At the end of 1989 I left Philips Labs, and for a few years I worked for hedge-funds in London, so I stopped doing active research in reinforcement learning, apart from working with Peter Dayan to publish

Peter, who was then a graduate student at Edinburgh, had contacted me to point out that the convergence proof I had sketched did not show convergence with probability 1. This paper corrected that, and explained the algorithm in a journal paper.

The field of reinforcement learning took some time to produce significant results, but now the achievements and speed of progress are astonishing. I am proud to have played my part in it.

Explanation of the pictures

The pictures at the top are ones I use in teaching. They show half-completed Q learning on a 500x500 gridworld. This is a very simple and standard RL problem, but the behaviour of Q learning can be surprisingly complex.

The dark bar is a 'puddle' where all rewards are negative, and the small bright rectangle below it is a 'target'. When the agent reaches the target, it is placed back at a random position in the grid. The agent performs epsilon-greedy action selection, with epsilon=0.1. Initial Q values were set below the true optimal values.

The left plot is a heatmap of the learned value function. Note the slow back-chaining of the value function out from the target, and the striking fingering instability caused by the random exploration of the agent.

The right plot shows the average number of visits to each cell in the grid during a run at this stage of learning. The visit count is moderately high in the areas where the agent still has not found an effective policy, and the suboptimal 'path habits' within the central area are clearly visible.

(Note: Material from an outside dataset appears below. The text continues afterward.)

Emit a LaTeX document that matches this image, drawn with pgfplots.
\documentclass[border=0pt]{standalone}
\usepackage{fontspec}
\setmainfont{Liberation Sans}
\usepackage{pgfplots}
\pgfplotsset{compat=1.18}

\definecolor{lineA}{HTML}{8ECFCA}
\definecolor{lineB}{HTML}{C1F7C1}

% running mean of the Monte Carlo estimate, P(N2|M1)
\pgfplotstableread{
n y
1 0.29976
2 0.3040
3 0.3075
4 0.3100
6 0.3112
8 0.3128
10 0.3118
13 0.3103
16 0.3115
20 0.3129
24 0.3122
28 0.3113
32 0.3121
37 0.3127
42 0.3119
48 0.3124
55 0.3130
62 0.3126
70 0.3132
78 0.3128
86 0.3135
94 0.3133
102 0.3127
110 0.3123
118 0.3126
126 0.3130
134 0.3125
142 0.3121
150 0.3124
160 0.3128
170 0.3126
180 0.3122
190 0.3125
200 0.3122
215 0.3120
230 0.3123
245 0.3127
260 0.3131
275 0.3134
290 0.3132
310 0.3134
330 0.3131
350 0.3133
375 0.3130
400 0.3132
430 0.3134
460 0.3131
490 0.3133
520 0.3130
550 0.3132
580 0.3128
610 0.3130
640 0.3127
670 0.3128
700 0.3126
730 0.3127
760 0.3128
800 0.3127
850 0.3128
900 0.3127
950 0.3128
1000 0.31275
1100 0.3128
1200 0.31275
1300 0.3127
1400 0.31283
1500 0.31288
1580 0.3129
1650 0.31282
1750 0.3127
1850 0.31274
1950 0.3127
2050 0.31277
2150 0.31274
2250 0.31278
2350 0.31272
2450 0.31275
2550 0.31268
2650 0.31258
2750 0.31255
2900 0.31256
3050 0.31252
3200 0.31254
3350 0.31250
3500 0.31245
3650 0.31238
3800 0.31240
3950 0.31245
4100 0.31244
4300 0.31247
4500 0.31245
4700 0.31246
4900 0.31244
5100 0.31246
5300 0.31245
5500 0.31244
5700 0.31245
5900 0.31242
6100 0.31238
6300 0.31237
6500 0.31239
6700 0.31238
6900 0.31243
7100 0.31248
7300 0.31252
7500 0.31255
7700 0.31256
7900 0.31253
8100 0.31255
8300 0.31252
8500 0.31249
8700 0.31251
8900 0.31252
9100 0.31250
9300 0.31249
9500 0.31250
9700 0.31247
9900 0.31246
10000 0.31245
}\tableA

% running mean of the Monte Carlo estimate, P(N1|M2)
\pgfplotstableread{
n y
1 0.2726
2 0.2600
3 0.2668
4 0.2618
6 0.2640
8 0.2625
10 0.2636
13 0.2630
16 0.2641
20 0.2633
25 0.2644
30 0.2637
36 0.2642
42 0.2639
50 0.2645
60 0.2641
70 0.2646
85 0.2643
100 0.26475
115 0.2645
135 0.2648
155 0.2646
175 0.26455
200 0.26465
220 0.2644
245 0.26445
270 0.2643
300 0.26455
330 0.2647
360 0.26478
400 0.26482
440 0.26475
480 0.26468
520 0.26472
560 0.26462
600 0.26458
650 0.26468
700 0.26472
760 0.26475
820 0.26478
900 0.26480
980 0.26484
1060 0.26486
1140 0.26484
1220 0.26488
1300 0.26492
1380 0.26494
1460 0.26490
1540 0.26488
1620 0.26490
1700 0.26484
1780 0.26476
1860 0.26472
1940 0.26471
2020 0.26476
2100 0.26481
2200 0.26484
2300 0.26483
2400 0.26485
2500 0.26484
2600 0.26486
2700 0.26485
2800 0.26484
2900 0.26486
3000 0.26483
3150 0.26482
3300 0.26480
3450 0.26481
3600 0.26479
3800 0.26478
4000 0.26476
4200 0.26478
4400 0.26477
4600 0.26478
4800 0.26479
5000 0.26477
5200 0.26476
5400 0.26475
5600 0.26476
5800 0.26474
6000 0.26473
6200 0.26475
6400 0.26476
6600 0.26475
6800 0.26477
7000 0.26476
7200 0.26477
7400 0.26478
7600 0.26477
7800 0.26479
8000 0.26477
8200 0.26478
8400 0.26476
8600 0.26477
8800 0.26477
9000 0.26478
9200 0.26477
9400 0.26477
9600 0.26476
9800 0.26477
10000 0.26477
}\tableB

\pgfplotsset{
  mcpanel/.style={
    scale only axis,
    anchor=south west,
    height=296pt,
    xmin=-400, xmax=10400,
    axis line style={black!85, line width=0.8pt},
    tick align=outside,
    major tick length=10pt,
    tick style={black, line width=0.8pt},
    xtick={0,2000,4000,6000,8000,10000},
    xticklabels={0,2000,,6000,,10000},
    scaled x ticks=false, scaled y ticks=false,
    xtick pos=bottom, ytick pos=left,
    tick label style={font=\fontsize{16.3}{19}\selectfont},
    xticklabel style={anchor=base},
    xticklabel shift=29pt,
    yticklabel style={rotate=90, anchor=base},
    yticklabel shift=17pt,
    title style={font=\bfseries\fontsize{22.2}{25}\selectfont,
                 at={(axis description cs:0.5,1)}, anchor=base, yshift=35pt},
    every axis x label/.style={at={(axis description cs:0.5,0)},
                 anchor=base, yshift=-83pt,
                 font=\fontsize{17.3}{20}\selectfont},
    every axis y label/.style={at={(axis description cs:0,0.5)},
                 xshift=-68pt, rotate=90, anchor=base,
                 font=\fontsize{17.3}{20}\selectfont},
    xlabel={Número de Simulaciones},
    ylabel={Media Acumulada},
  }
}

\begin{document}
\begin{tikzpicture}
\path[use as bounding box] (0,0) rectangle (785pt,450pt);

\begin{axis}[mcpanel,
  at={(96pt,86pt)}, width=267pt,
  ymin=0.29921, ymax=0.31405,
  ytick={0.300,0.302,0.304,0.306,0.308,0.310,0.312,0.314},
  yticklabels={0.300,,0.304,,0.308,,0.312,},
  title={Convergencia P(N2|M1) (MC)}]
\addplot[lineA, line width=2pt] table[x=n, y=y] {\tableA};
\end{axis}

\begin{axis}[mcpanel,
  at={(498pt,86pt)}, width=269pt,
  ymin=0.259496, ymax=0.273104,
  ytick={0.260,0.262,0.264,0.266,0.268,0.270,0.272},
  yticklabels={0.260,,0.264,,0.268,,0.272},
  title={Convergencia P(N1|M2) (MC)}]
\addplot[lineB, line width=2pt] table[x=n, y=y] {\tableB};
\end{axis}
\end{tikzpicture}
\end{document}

Fingering instabilities and path habits are common in RL. Why not just set the initial Q values higher than optimal? Well then the agent is pathologically exploratory, which works just fine in this tiny grid, but is undesirable in a larger state space.

The moral is that sophisticated control of exploration is essential for more complex tasks. In a sense, reinforcement learning only provides half an algorithm: the other half is the control of exploration.